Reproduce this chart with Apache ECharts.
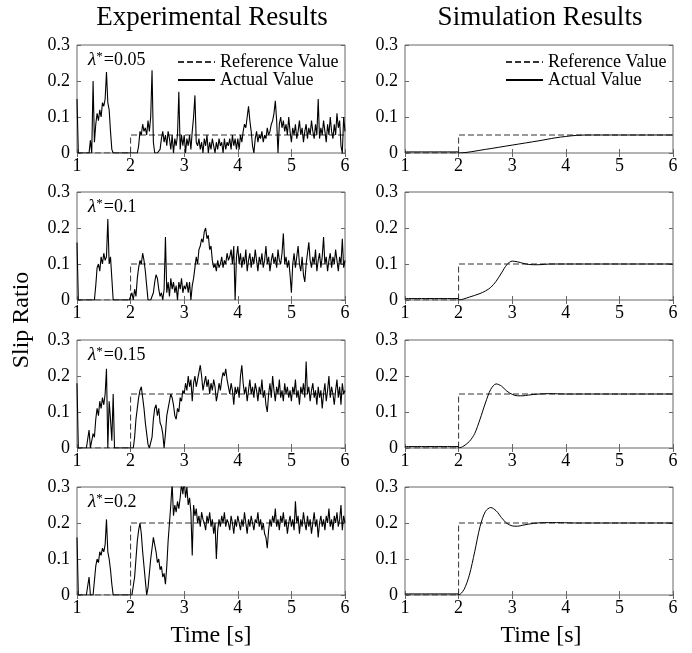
<!DOCTYPE html>
<html>
<head>
<meta charset="utf-8">
<script src="https://cdn.jsdelivr.net/npm/echarts@6/dist/echarts.min.js"></script>
<style>
  html, body { margin: 0; padding: 0; background: #fff; }
  #chart { width: 692px; height: 653px; }
</style>
</head>
<body>
<div id="chart"></div>
<script>
// target slip ratios, one per row
const lambdaLevels = [0.05, 0.1, 0.15, 0.2];
const lambdaLabels = ["0.05", "0.1", "0.15", "0.2"];
const xTicks = [1, 2, 3, 4, 5, 6];

// reference step: 0 until t=2, then the target level
const refTime = [1, 2, 2, 6];
const refOn = [0, 0, 1, 1];

// experimental samples, every 0.025 s from 1 to 6 s
const expStep = 0.025;
const exp05 = [
  0.15,0,0,0,0,0,0,0,0,0, 0.035,0,0.2,0.03,0.08,0.11,0.09,0.12,0.1,0.14, 0.13,0.15,0.225,0.14,0.12,0.06,0.01,0,0,0, 0,0,0,0,0,0,0,0,0,0,
  0,0,0,0,0,0,0.02,0.06,0.05,0.08, 0.06,0.07,0.05,0.09,0.06,0.1,0.23,0.03,0,0, 0,0,0.01,0.04,0.06,0.03,0.05,0.02,0.06,0.04, 0.01,0.05,0,0.04,0.02,0.05,0.17,0.01,0.05,0.02,
  0.05,0,0.04,0.02,0.05,0.01,0.06,0.1,0.16,0.03, 0.02,0.04,0.01,0.03,0,0.04,0.02,0.05,0,0.03, 0.01,0.04,0.02,0,0.03,0.01,0.04,0.02,0.03,0, 0.04,0.01,0.03,0.02,0.04,0.01,0.05,0.02,0.04,0.01,
  0.04,0.01,0.05,0.03,0.06,0.08,0.07,0.1,0.13,0.09, 0.06,0.02,0,0.04,0.06,0.03,0.05,0.04,0.06,0.03, 0.05,0.04,0.07,0.05,0.06,0.08,0.09,0.11,0.145,0.09, 0,0.08,0.1,0.07,0.09,0.06,0.08,0.05,0.1,0.06,
  0.03,0.07,0.05,0.08,0.04,0.06,0.09,0.05,0.07,0.03, 0.06,0.08,0.04,0.07,0.05,0.09,0.06,0.04,0.08,0.05, 0.15,0.04,0.07,0.05,0.09,0.06,0.03,0.08,0.05,0.1, 0.06,0.04,0.08,0.05,0.11,0.07,0.09,0.02,0,0.1,
  0.06
];
const exp10 = [
  0.16,0,0,0,0,0,0,0,0,0, 0,0,0,0,0.04,0.09,0.1,0.08,0.12,0.1, 0.13,0.11,0.12,0.225,0.1,0.12,0.06,0,0,0, 0,0,0,0,0,0,0,0,0,0,
  0,0.02,0,0.03,0.01,0.06,0.09,0.11,0.1,0.13, 0.11,0.08,0.04,0,0,0,0,0.02,0.05,0.07, 0.06,0.03,0.01,0.02,0,0.03,0.175,0.02,0.05,0.01, 0.06,0.03,0.05,0.02,0.04,0,0.05,0.03,0.06,0.02,
  0.04,0.03,0.05,0.02,0.05,0,0.04,0.06,0.09,0.12, 0.1,0.14,0.15,0.17,0.16,0.19,0.2,0.17,0.18,0.14, 0.15,0.11,0.09,0.1,0.08,0.11,0.09,0.1,0.12,0.09, 0.11,0.1,0.13,0.11,0.12,0.14,0.1,0.15,0,0.12,
  0.15,0.1,0.13,0.09,0.12,0.1,0.14,0.08,0.11,0.13, 0.09,0.12,0.1,0.14,0.11,0.08,0.12,0.1,0.13,0.09, 0.11,0.15,0.1,0.12,0.08,0.11,0.13,0.1,0.12,0.09, 0.14,0.11,0.1,0.13,0.185,0.1,0.12,0.09,0.11,0.07,
  0.02,0.1,0.13,0.09,0.12,0.15,0.1,0.08,0.12,0.07, 0.05,0.1,0.13,0.16,0.11,0.09,0.12,0.1,0.14,0.08, 0.11,0.13,0.09,0.12,0.175,0.1,0.12,0.08,0.11,0.13, 0.09,0.12,0.1,0.14,0.11,0.08,0.12,0.1,0.17,0.09,
  0.11
];
const exp15 = [
  0.18,0,0,0,0,0,0,0,0,0.05, 0,0,0.04,0.03,0.08,0.11,0.09,0.13,0.11,0.14, 0.12,0.15,0.22,0,0.13,0.08,0.02,0.15,0,0, 0,0,0,0,0,0,0,0,0,0,
  0,0,0,0.03,0.08,0.11,0.14,0.16,0.17,0.14, 0.11,0.07,0.04,0.01,0,0,0.03,0.08,0.11,0.12, 0.09,0.11,0.07,0.06,0.04,0,0.04,0.09,0.11,0.13, 0.15,0.14,0.12,0.09,0.08,0.11,0.1,0.14,0.13,0.16,
  0.15,0.18,0.16,0.2,0.17,0.19,0.13,0.18,0.2,0.17, 0.19,0.21,0.23,0.2,0.16,0.18,0.2,0.17,0.19,0.15, 0.18,0.16,0.19,0.17,0.13,0.15,0.18,0.16,0.19,0.21, 0.2,0.22,0.19,0.17,0.15,0.18,0.16,0.12,0.17,0.15,
  0.17,0.14,0.2,0.23,0.18,0.15,0.17,0.13,0.16,0.19, 0.15,0.17,0.14,0.18,0.16,0.13,0.17,0.15,0.19,0.14, 0.16,0.12,0.1,0.15,0.18,0.14,0.2,0.16,0.13,0.17, 0.15,0.19,0.14,0.16,0.13,0.18,0.15,0.17,0.14,0.16,
  0.13,0.17,0.15,0.19,0.14,0.16,0.12,0.17,0.15,0.18, 0.14,0.24,0.15,0.17,0.13,0.16,0.18,0.14,0.16,0.12, 0.17,0.14,0.16,0.11,0.15,0.18,0.13,0.16,0.2,0.14, 0.17,0.15,0.12,0.16,0.19,0.14,0.17,0.12,0.18,0.15,
  0.16
];
const exp20 = [
  0.16,0,0,0,0,0,0,0,0,0.05, 0,0,0,0.04,0.08,0.1,0.09,0.12,0.11,0.13, 0.12,0.14,0.21,0.12,0.1,0.07,0.03,0,0,0, 0,0,0,0,0,0,0,0,0,0,
  0,0,0,0.05,0.1,0.15,0.18,0.2,0.17,0.12, 0.08,0.04,0,0.02,0.06,0.1,0.13,0.16,0.14,0.12, 0.09,0.1,0.07,0.08,0.05,0.06,0.03,0.08,0.15,0.2, 0.25,0.31,0.22,0.25,0.23,0.26,0.24,0.27,0.31,0.28,
  0.32,0.27,0.3,0.25,0.27,0.23,0.11,0.25,0.22,0.24, 0.2,0.22,0.19,0.23,0.21,0.2,0.18,0.22,0.2,0.23, 0.19,0.21,0.17,0.2,0.1,0.18,0.21,0.19,0.22,0.2, 0.23,0.19,0.21,0.2,0.18,0.22,0.2,0.17,0.21,0.19,
  0.22,0.2,0.18,0.21,0.19,0.23,0.2,0.17,0.21,0.19, 0.22,0.2,0.18,0.21,0.2,0.23,0.19,0.21,0.18,0.2, 0.17,0.16,0.13,0.18,0.21,0.19,0.22,0.2,0.24,0.19, 0.21,0.18,0.22,0.2,0.23,0.19,0.21,0.17,0.2,0.22,
  0.19,0.21,0.18,0.26,0.2,0.22,0.17,0.21,0.19,0.23, 0.2,0.18,0.22,0.19,0.21,0.17,0.2,0.23,0.19,0.21, 0.16,0.2,0.22,0.19,0.21,0.18,0.22,0.2,0.24,0.19, 0.21,0.18,0.22,0.2,0.23,0.19,0.21,0.25,0.18,0.22,
  0.2
];
const expSeries = [exp05, exp10, exp15, exp20];

// simulation responses [t, slip]
const sim05 = [[1,0.003],[1.99,0.003],[2,0],[2.5,0.01],[3,0.022],[3.5,0.034],[3.8,0.042],[4,0.046],[4.2,0.049],[4.4,0.05],[6,0.05]];
const sim10 = [[1,0.004],[1.99,0.004],[2,0],[2.2,0.008],[2.4,0.018],[2.5,0.025],[2.6,0.035],[2.7,0.052],[2.8,0.075],[2.9,0.098],[3,0.108],[3.1,0.106],[3.2,0.102],[3.3,0.099],[3.4,0.098],[3.5,0.098],[3.7,0.1],[6,0.1]];
const sim15 = [[1,0.004],[1.99,0.004],[2,0],[2.1,0.006],[2.2,0.018],[2.3,0.04],[2.4,0.08],[2.5,0.125],[2.6,0.163],[2.7,0.178],[2.8,0.172],[2.9,0.158],[3,0.149],[3.1,0.145],[3.2,0.145],[3.3,0.147],[3.5,0.15],[3.7,0.151],[4,0.15],[6,0.15]];
const sim20 = [[1,0.003],[1.99,0.003],[2,0],[2.1,0.015],[2.2,0.055],[2.3,0.12],[2.4,0.19],[2.5,0.232],[2.6,0.243],[2.7,0.234],[2.8,0.215],[2.9,0.199],[3,0.192],[3.1,0.191],[3.2,0.194],[3.4,0.199],[3.6,0.201],[3.9,0.201],[4.2,0.2],[6,0.2]];
const simSeries = [sim05, sim10, sim15, sim20];

const FONT = '"Liberation Serif", "DejaVu Serif", serif';
const AXIS_COLOR = "#666";
const gridLeft = [77, 405];
const gridTop = [45, 192, 340, 487];
const gridWidth = 268;
const gridHeight = 108;

const chart = echarts.init(document.getElementById("chart"));

const grids = [];
const xAxes = [];
const yAxes = [];
const series = [];

const tickStyle = { inside: true, length: 4, lineStyle: { color: AXIS_COLOR } };

for (let c = 0; c < 2; c++) {
  for (let r = 0; r < 4; r++) {
    const idx = c * 4 + r;
    grids.push({
      left: gridLeft[c], top: gridTop[r], width: gridWidth, height: gridHeight,
      show: true, borderColor: AXIS_COLOR, borderWidth: 1
    });
    // bottom + top x axes (ticks in on both)
    xAxes.push({
      gridIndex: idx, type: "value", position: "bottom",
      min: xTicks[0], max: xTicks[xTicks.length - 1], interval: 1,
      axisLine: { show: false }, axisTick: tickStyle, splitLine: { show: false },
      axisLabel: { color: "#000", fontFamily: FONT, fontSize: 18, margin: 4 }
    });
    xAxes.push({
      gridIndex: idx, type: "value", position: "top",
      min: xTicks[0], max: xTicks[xTicks.length - 1], interval: 1,
      axisLine: { show: false }, axisTick: tickStyle, splitLine: { show: false },
      axisLabel: { show: false }
    });
    yAxes.push({
      gridIndex: idx, type: "value", position: "left",
      min: 0, max: 0.3, interval: 0.1,
      axisLine: { show: false }, axisTick: tickStyle, splitLine: { show: false },
      axisLabel: { color: "#000", fontFamily: FONT, fontSize: 18, margin: 7 }
    });
    yAxes.push({
      gridIndex: idx, type: "value", position: "right",
      min: 0, max: 0.3, interval: 0.1,
      axisLine: { show: false }, axisTick: tickStyle, splitLine: { show: false },
      axisLabel: { show: false }
    });

    const lam = lambdaLevels[r];
    series.push({
      name: "Reference Value", type: "line",
      xAxisIndex: idx * 2, yAxisIndex: idx * 2,
      data: refTime.map((t, k) => [t, refOn[k] * lam]),
      symbol: "none", silent: true,
      itemStyle: { color: "#333" },
      lineStyle: { color: "#333", width: 1, type: [6, 3] }
    });
    const actual = c === 0
      ? expSeries[r].map((v, k) => [1 + k * expStep, v])
      : simSeries[r];
    series.push({
      name: "Actual Value", type: "line",
      xAxisIndex: idx * 2, yAxisIndex: idx * 2,
      data: actual,
      symbol: "none", silent: true, clip: true,
      smooth: c === 1 ? 0.3 : false,
      itemStyle: { color: "#000" },
      lineStyle: { color: "#000", width: c === 0 ? 1.1 : 1 }
    });
  }
}

const legendBase = {
  data: ["Reference Value", "Actual Value"],
  orient: "vertical", top: 48, itemGap: 0,
  itemWidth: 37, itemHeight: 14,
  itemStyle: { opacity: 0 },
  textStyle: { color: "#000", fontFamily: FONT, fontSize: 18 },
  selectedMode: false
};

const graphics = [
  { type: "text", x: 212, y: 18, style: { text: "Experimental Results", font: '27px ' + FONT, fill: "#000", textAlign: "center", textVerticalAlign: "middle" } },
  { type: "text", x: 540, y: 18, style: { text: "Simulation Results", font: '27px ' + FONT, fill: "#000", textAlign: "center", textVerticalAlign: "middle" } },
  { type: "text", x: 211, y: 636, style: { text: "Time [s]", font: '24px ' + FONT, fill: "#000", textAlign: "center", textVerticalAlign: "middle" } },
  { type: "text", x: 541, y: 636, style: { text: "Time [s]", font: '24px ' + FONT, fill: "#000", textAlign: "center", textVerticalAlign: "middle" } },
  { type: "text", x: 22, y: 320, rotation: Math.PI / 2, style: { text: "Slip Ratio", font: '24px ' + FONT, fill: "#000", textAlign: "center", textVerticalAlign: "middle" } }
];
lambdaLabels.forEach((lab, r) => {
  graphics.push({
    type: "text", x: 88, y: gridTop[r] + 15,
    style: {
      text: "{l|λ}{s|*}{a|=" + lab + "}",
      textVerticalAlign: "middle",
      rich: {
        l: { fontFamily: FONT, fontSize: 19, fontStyle: "italic", color: "#000" },
        s: { fontFamily: FONT, fontSize: 13, verticalAlign: "top", color: "#000", padding: [0, 1, 0, 0] },
        a: { fontFamily: FONT, fontSize: 18, color: "#000" }
      }
    }
  });
});

chart.setOption({
  animation: false,
  backgroundColor: "#fff",
  grid: grids,
  xAxis: xAxes,
  yAxis: yAxes,
  legend: [
    Object.assign({}, legendBase, { left: 172 }),
    Object.assign({}, legendBase, { left: 500 })
  ],
  graphic: graphics,
  series: series
});
</script>
</body>
</html>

------------------------------------------------

▶ _Short problem_: Transcribe the opening line of the listing above, please, and every line after it through the line with "const refOn = [0, 0, 1, 1];", word for word, without pictures.

▶ _Written response_:
Reproduce this chart with Apache ECharts.
<!DOCTYPE html>
<html>
<head>
<meta charset="utf-8">
<script src="https://cdn.jsdelivr.net/npm/echarts@6/dist/echarts.min.js"></script>
<style>
  html, body { margin: 0; padding: 0; background: #fff; }
  #chart { width: 692px; height: 653px; }
</style>
</head>
<body>
<div id="chart"></div>
<script>
// target slip ratios, one per row
const lambdaLevels = [0.05, 0.1, 0.15, 0.2];
const lambdaLabels = ["0.05", "0.1", "0.15", "0.2"];
const xTicks = [1, 2, 3, 4, 5, 6];

// reference step: 0 until t=2, then the target level
const refTime = [1, 2, 2, 6];
const refOn = [0, 0, 1, 1];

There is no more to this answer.